On-demand analytics and data warehousing cloud services will become available following a partnership brokered between the data warehouse appliance supplier Netezza Corp, and a cloud compute operator known as AppNexus.
The two companies are to test the market for cloud-based analytics with a terabyte-scale data warehouse aimed at online advertising media companies.
The main functions of the AppNexus cloud are said to be broadly similar to that of Amazon’s EC2, alongside which the company has developed what it calls a Content Delivery Network.
The company, which was founded by the people behind Right Media’s online ad exchange – and after the company was acquired by Yahoo – has already developed a customer roster that includes several well-known media brands. These will now be offered the option of on-demand analytics.
AppNexus reckons it is possible to provision new servers instantly with its cloud service, and that a business intelligence or analytics platform can be set up in less than a day.
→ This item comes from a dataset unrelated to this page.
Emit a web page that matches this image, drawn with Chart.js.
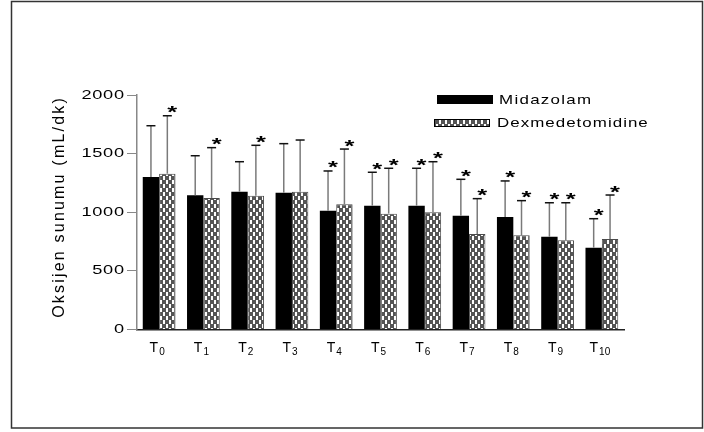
<!DOCTYPE html>
<html>
<head>
<meta charset="utf-8">
<script src="https://cdn.jsdelivr.net/npm/chart.js@4.4.0/dist/chart.umd.min.js"></script>
<style>
  html, body { margin: 0; padding: 0; background: #fff; }
</style>
</head>
<body>
<canvas id="chart" width="704" height="432"></canvas>
<script>
// -------------------- DATA --------------------
const timePoints = ["T0", "T1", "T2", "T3", "T4", "T5", "T6", "T7", "T8", "T9", "T10"];
const midazolamMean = [1301, 1145, 1175, 1167, 1013, 1056, 1056, 971, 960, 791, 698];
const midazolamSD   = [437, 337, 256, 418, 339, 285, 319, 310, 307, 290, 247];
const dexMean = [1329, 1122, 1141, 1175, 1068, 988, 1000, 815, 803, 761, 772];
const dexSD   = [494, 429, 430, 441, 471, 387, 431, 301, 296, 320, 375];
const midazolamStar = [0, 0, 0, 0, 1, 1, 1, 1, 1, 1, 1];
const dexStar       = [1, 1, 1, 0, 1, 1, 1, 1, 1, 1, 1];
const yTicks = [0, 500, 1000, 1500, 2000];
const seriesNames = ["Midazolam", "Dexmedetomidine"];
const yTitle = "Oksijen sunumu (mL/dk)";

// -------------------- HELPERS --------------------
function makePattern() {
  const c = document.createElement("canvas");
  c.width = 6; c.height = 8;
  const g = c.getContext("2d");
  g.fillStyle = "#555";
  g.fillRect(0, 0, 6, 8);
  g.fillStyle = "#ffffff";
  g.fillRect(1, 0, 2, 4);
  g.fillRect(4, 4, 2, 4);
  return document.getElementById("chart").getContext("2d").createPattern(c, "repeat");
}
const dexPattern = makePattern();

// text with horizontal stretch + letter spacing (the original figure is wide)
function drawText(ctx, text, x, y, o) {
  ctx.save();
  ctx.font = o.font;
  ctx.letterSpacing = (o.ls || 0) + "px";
  ctx.textBaseline = o.baseline || "alphabetic";
  ctx.textAlign = "left";
  ctx.fillStyle = o.color || "#000";
  const sx = o.sx || 1;
  const w = (ctx.measureText(text).width - (o.ls || 0)) * sx;
  let x0 = x;
  if (o.align === "right") x0 = x - w;
  else if (o.align === "center") x0 = x - w / 2;
  ctx.translate(x0, y);
  ctx.scale(sx, 1);
  ctx.fillText(text, 0, 0);
  ctx.restore();
}

function drawStar(ctx, cx, cy) {
  ctx.save();
  ctx.font = "bold 17px 'Liberation Sans', Arial, sans-serif";
  const m = ctx.measureText("*");
  const base = cy + (m.actualBoundingBoxAscent - m.actualBoundingBoxDescent) / 2;
  ctx.translate(cx, base);
  ctx.scale(1.5, 1);
  ctx.textAlign = "center";
  ctx.fillStyle = "#000";
  ctx.fillText("*", 0, 0);
  ctx.restore();
}

// -------------------- PLUGINS --------------------
const errorBars = {
  id: "errorBars",
  afterDatasetsDraw(chart) {
    const ctx = chart.ctx;
    const y = chart.scales.y;
    const sds = [midazolamSD, dexSD];
    const means = [midazolamMean, dexMean];
    const stars = [midazolamStar, dexStar];
    chart.data.datasets.forEach((ds, di) => {
      chart.getDatasetMeta(di).data.forEach((bar, i) => {
        const top = y.getPixelForValue(means[di][i] + sds[di][i]);
        ctx.save();
        ctx.lineWidth = 1.5;
        ctx.strokeStyle = "#7a7a7a";
        ctx.beginPath();
        ctx.moveTo(bar.x, bar.y);
        ctx.lineTo(bar.x, top);
        ctx.stroke();
        ctx.strokeStyle = "#111";
        ctx.beginPath();
        ctx.moveTo(bar.x - 4.5, top);
        ctx.lineTo(bar.x + 4.5, top);
        ctx.stroke();
        ctx.restore();
        if (stars[di][i]) drawStar(ctx, bar.x + 5, top - 6);
      });
    });
  }
};

const decorations = {
  id: "decorations",
  afterDraw(chart) {
    const ctx = chart.ctx;
    const x = chart.scales.x, y = chart.scales.y;
    const area = chart.chartArea;

    // y tick labels
    yTicks.forEach(v => {
      drawText(ctx, String(v), area.left - 13, y.getPixelForValue(v), {
        font: "13px 'Liberation Sans', Arial, sans-serif", sx: 1.4, ls: 0.5,
        align: "right", baseline: "middle"
      });
    });

    // x labels with subscripts
    timePoints.forEach((lab, i) => {
      const cx = x.getPixelForValue(i) - 2;
      const main = lab.charAt(0), sub = lab.slice(1);
      ctx.save();
      ctx.font = "14px 'Liberation Sans', Arial, sans-serif";
      const w1 = ctx.measureText(main).width;
      ctx.font = "10px 'Liberation Sans', Arial, sans-serif";
      const w2 = ctx.measureText(sub).width;
      const x0 = cx - (w1 + w2 + 1) / 2;
      ctx.fillStyle = "#000";
      ctx.textAlign = "left";
      ctx.font = "14px 'Liberation Sans', Arial, sans-serif";
      ctx.fillText(main, x0, 351.5);
      ctx.font = "10px 'Liberation Sans', Arial, sans-serif";
      ctx.fillText(sub, x0 + w1 + 1, 354.5);
      ctx.restore();
    });

    // y title
    ctx.save();
    ctx.translate(64, 208);
    ctx.rotate(-Math.PI / 2);
    drawText(ctx, yTitle, 0, 0, {
      font: "16px 'Liberation Sans', Arial, sans-serif", ls: 2.2, align: "center"
    });
    ctx.restore();

    // legend
    ctx.save();
    ctx.fillStyle = "#000";
    ctx.fillRect(437, 95, 56, 9);
    ctx.fillStyle = dexPattern;
    ctx.fillRect(434, 119, 56, 8);
    ctx.strokeStyle = "#000";
    ctx.lineWidth = 1;
    ctx.strokeRect(434.5, 119.5, 55, 7);
    ctx.restore();
    drawText(ctx, seriesNames[0], 499, 104, {
      font: "13px 'Liberation Sans', Arial, sans-serif", sx: 1.3, ls: 1.0
    });
    drawText(ctx, seriesNames[1], 497, 127, {
      font: "13px 'Liberation Sans', Arial, sans-serif", sx: 1.3, ls: 0.8
    });

    // outer frame
    ctx.save();
    ctx.strokeStyle = "#333";
    ctx.lineWidth = 1.5;
    ctx.strokeRect(11.5, 1.5, 691, 426.5);
    ctx.restore();
  }
};

// -------------------- CHART --------------------
const ctx = document.getElementById("chart").getContext("2d");
const chart = new Chart(ctx, {
  type: "bar",
  data: {
    labels: timePoints,
    datasets: [{
      label: seriesNames[0],
      data: midazolamMean,
      backgroundColor: "#000",
      borderWidth: 0,
      categoryPercentage: 0.74,
      barPercentage: 1
    }, {
      label: seriesNames[1],
      data: dexMean,
      backgroundColor: dexPattern,
      borderColor: "#4a4a4a",
      borderWidth: 1,
      categoryPercentage: 0.74,
      barPercentage: 1
    }]
  },
  options: {
    responsive: false,
    animation: false,
    layout: { padding: { left: 0, right: 80, top: 95, bottom: 0 } },
    plugins: {
      legend: { display: false },
      tooltip: { enabled: false }
    },
    scales: {
      x: {
        grid: { display: false },
        border: { display: true, color: "#222", width: 1.5 },
        ticks: { display: false },
        afterFit: s => { s.height = 102.5; }
      },
      y: {
        min: 0,
        max: 2000,
        ticks: { stepSize: 500, color: "rgba(0,0,0,0)" },
        grid: { drawOnChartArea: false, drawTicks: true, tickLength: 10, color: "#888", tickColor: "#888" },
        border: { display: true, color: "#888", width: 1.5 },
        afterFit: s => { s.width = 137; }
      }
    }
  },
  plugins: [errorBars, decorations]
});
</script>
</body>
</html>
Other than speed of deployment, the benefit most often mooted in favour of a cloud service is that it can bring some much-needed financial flexibility to IT projects. Vertica, another niche grid-based analytics operator, argues that cloud services could transform the economics of data warehousing.
The company argues that organisations can start to conduct more short-term ad-hoc analysis with cloud-based resources. “The cloud gives companies a way to get a data mart created in a few hours or days, have business people slice and dice to their hearts’ content for as long as they need to, then cancel the cloud cluster, and it goes away with no leftover hardware or software licenses.”
In contrast to traditional data warehouse systems which patch together general-purpose database, server, and storage platforms that were not originally designed for analytical processing of large amounts of constantly changing data, Netezza’s data warehouse appliance is designed to provide high-performance data analytics.
How well it performs as an engine for cloud analytics remains unclear.
For one, an on-demand data warehouse can only load and analyse data as fast as the connection used to access it will allow. Experts in the field have also argued that cloud computing needs data to be location-independent, whereas the traditional data warehouse likes to treat it as a centralised, persistent data store.